Serve v1 game film as HLS from Cloudflare R2, gated by a Cloudflare Worker on a dedicated video origin, with manifests/segments produced by a one-time batch remux. Concretely:

  • Packaging. A one-time batch job runs ffmpeg -c copy (or Shaka Packager / Bento4 mp4hls) per game → CMAF/fMP4 segments + .m3u8 at a ~6s target, uploaded to R2. The ~10 non-conforming files get a transcode pass first. Not on-demand packaging — the catalog is static history.
  • Access control. The portal calls GET /api/games/{id}/playback with its Clerk JWT. Django checks entitlement and returns the manifest URL plus a short-lived, game-scoped token. A Worker bound to the R2 bucket (e.g. video.griddy.football) validates that token — exchanging it once for a Worker-set signed cookie so it rides every subsequent segment request — and streams objects from its bucket binding. Unauthorized requests to the manifest or any segment get a 403.
  • CORS. The Worker emits explicit allowed origins (the portal dev and prod origins, never *, because requests are credentialed) with Access-Control-Allow-Credentials: true, GET, HEAD, Range allowed, and Content-Range/Accept-Ranges/Content-Length/ETag exposed for scrubbing.
  • Player. The portal uses @vidstack/react, which wraps hls.js for cross-browser HLS and falls back to native HLS on Safari, with crossorigin="use-credentials" so segment fetches carry the cookie.

Consequences

  • A new deployable enters the picture. The portal itself stays browser-only (no server component), but v1 video introduces a Cloudflare Worker and an R2 bucket as infrastructure. Same vendor as Pages (ADR-0002), so no new account or operational surface — but it is the first server-side code the project owns, and needs its own deploy and logging story.
  • The v1 PoC validates this design locally, at zero cloud spend. The Worker runs under wrangler dev against Miniflare's local R2 simulation, and the packaging pipeline writes to that local store — so the auth gate, signed cookie, CORS, and range/scrubbing behavior are exercised exactly as in production while provisioning nothing in Cloudflare. Promoting to real R2 (and the custom video origin) is a binding/config change, not a code change. This also keeps the apex-domain dependency off the PoC's critical path.
  • Auth stays single-sourced. Entitlement decisions live in Django against the existing Clerk JWTs; the Worker only verifies a token Django minted. No second identity surface.
  • Credential lifetime must outlive a segment fetch. A game runs hours, so the signed cookie carries a few-hours TTL (or the portal silently re-mints the token). Baking one short expiry into per-segment URLs would make late segments 403 mid-game — explicitly avoided.
  • Packaged storage roughly doubles catalog footprint. Remux is ~1× the source, so budget ~3 TiB of segments alongside the originals (well under ~$50/mo on R2, zero egress).
  • Cheap path to v1.5 ABR. Vidstack + hls.js consume multi-rendition manifests with no client change, so adding a bitrate ladder later (TGF-338) is a packaging concern, not a player rewrite.
  • @vidstack/react is a single-PR-reversible choice. Per the ADR bar it would normally live in the README stack table; it is recorded here only because it is inseparable from the delivery approach. Swapping it for bare hls.js + <video> later does not require a new ADR.

Alternatives considered

Serve raw progressive MP4 from R2, no packaging (ticket Option C-ish). Genuinely viable: 99.8% of files are progressive MP4/H.264/AAC and play natively via HTTP range requests with zero pipeline. Rejected as the headline approach because player assumption #8 commits to HLS and HLS buys adaptive bitrate for v1.5 — but it remains the fallback if the packaging job slips, since it ships nothing new.

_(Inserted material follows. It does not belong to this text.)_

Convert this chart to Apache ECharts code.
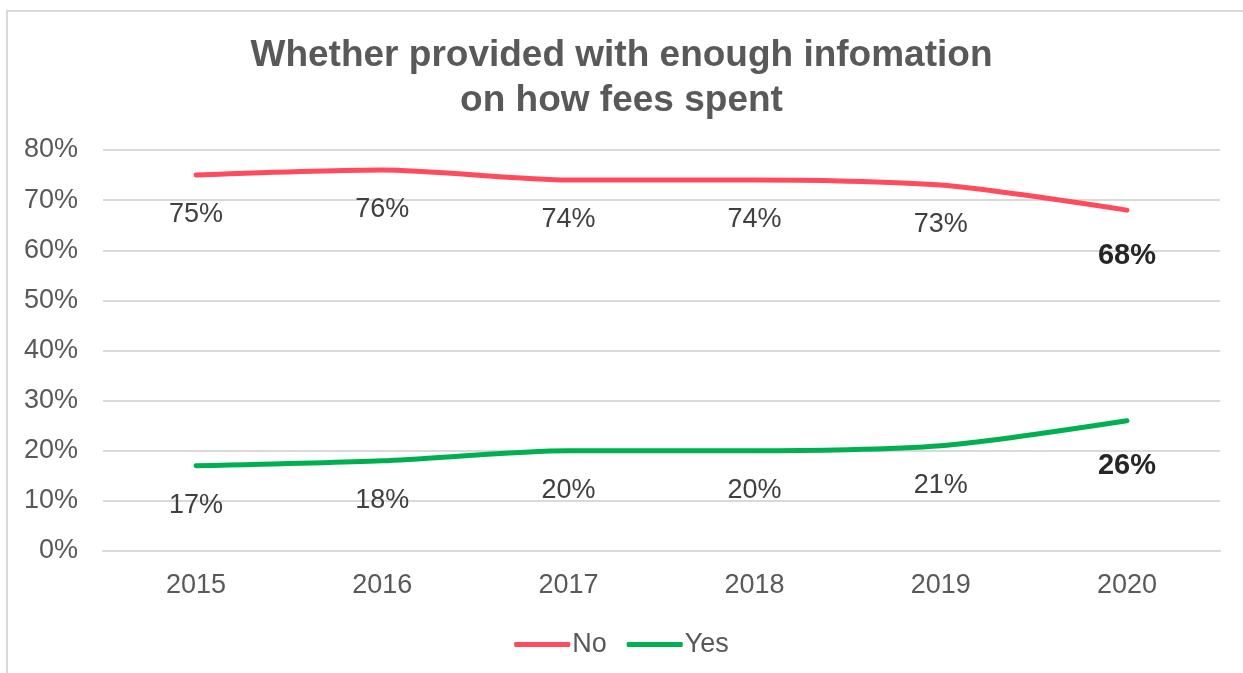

S3 + CloudFront with signed URLs / signed cookies (ticket Option A). The most familiar pattern and CloudFront signed cookies solve the fan-out cleanly. Rejected on cost (egress) and vendor consistency — we are already all-in on Cloudflare for Pages and storage.

R2 presigned URLs as the access mechanism (ticket Option B, naive form). Rejected on hard constraints: one object per URL, S3 endpoint only (no custom domain), 7-day max expiry. Workable for a single-file download, unworkable for a multi-segment stream.

On-demand / just-in-time packaging in the Worker. More flexible, no pre-baked storage cost. Rejected for v1 — the catalog is static, so JIT adds latency and complexity for no benefit. Revisit under TGF-338 if the library grows or becomes dynamic.

Reference

  • TGF-337 — Spike: Minimum viable video delivery for v1, and its Confluence page TGF-337: Video Delivery MVP (catalog report + question-by-question determinations).
  • TGF-335 — the player-component story this unblocks.
  • TGF-338 — video delivery at scale (ABR ladders, JIT packaging) for v1.5+.
  • ADR-0002 (Cloudflare Pages) — the platform-consistency principle.
  • ADR-0006 (Clerk) / TGF-312 — the auth surface the playback endpoint builds on.